Your Discontentment Has an End

And this is the end — the goal — of your discontentment: it’s a mercifully frustrating, chronic, daily reminder that the fruit on the trees of the world can never replace God. They cannot; they were never meant to. C.S. Lewis said it beautifully:

“If I find in myself a desire which no experience in this world can satisfy, the most probable explanation is that I was made for another world. If none of my earthly pleasures satisfy it, that does not prove that the universe is a fraud. Probably earthly pleasures were never meant to satisfy it, but only to arouse it, to suggest the real thing.” (Mere Christianity, 136–137)

Let’s read the last sentence again:

“Probably earthly pleasures were never meant to satisfy it, but only to arouse it, to suggest the real thing.”

This profound insight not only helps us understand the role of earthly pleasures, but also helps us understand the only way we can really enjoy earthly pleasures: as pointers to God. That’s what Paul was getting at when he wrote to Timothy, “As for the rich in this present age, charge them not to be haughty, nor to set their hopes on the uncertainty of riches, but on God, who richly provides us with everything to enjoy” (1 Timothy 6:17).

Purely enjoyable things come from God. But like Adam and Eve who set their hope in the forbidden fruit to make them content with God-likeness, if we set our hope in money to make us content with being able to buy enjoyable things, it all backfires. Money might run out. But even if it doesn’t, what gives us full enjoyment in the brief shelf life of good earthly things is knowing that God, our eternal, never-failing Fountain, is providing them.

Good earthly things cannot satisfy your chronic desire for contentment. They are designed to arouse your desire so that you remember you are made for another world.

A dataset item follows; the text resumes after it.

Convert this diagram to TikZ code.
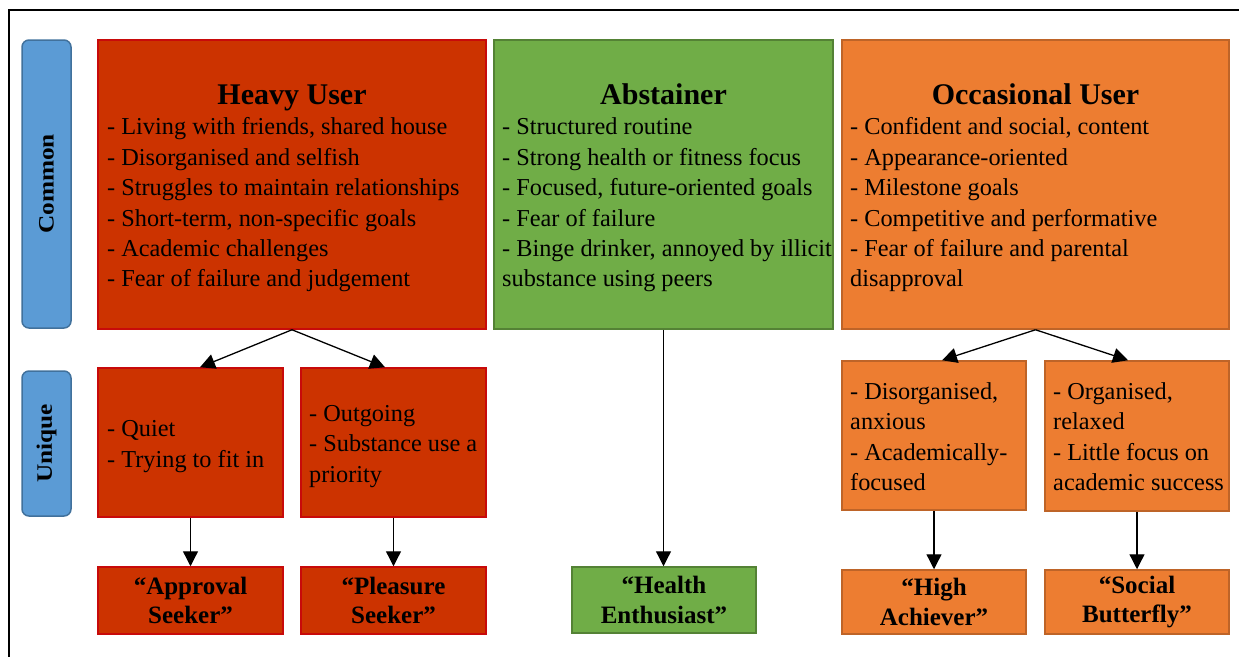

The End of Your Discontentment

Assuming you trust in Jesus Christ for the forgiveness of your sins and all his promises to you, even eternal life, a day is coming when the restless discontentment you experience now will be eradicated and there will be no seeking contentment in anything instead of God. You will fully enjoy all things because of God and only for his sake.

The Bible does tell us that we can experience contentment on earth, though not the full contentment of heaven. John Piper describes it as “dissatisfied contentment” because it sees Christ as the greatest gain (Philippians 3:8) and trusts and rests fully in God’s promises, yet in the midst of a broken, constantly needy world. Still, this is the best contentment in this world, a taste of heaven that frees us to live simply (1 Timothy 6:8; Hebrews 13:5) and even endure suffering (Philippians 4:11–13; 2 Corinthians 12:10) on earth because for us to live is Christ and to die is gain (Philippians 1:21).

We are made for another world. And the end of our current discontent is to point us to the eternal end of our discontent.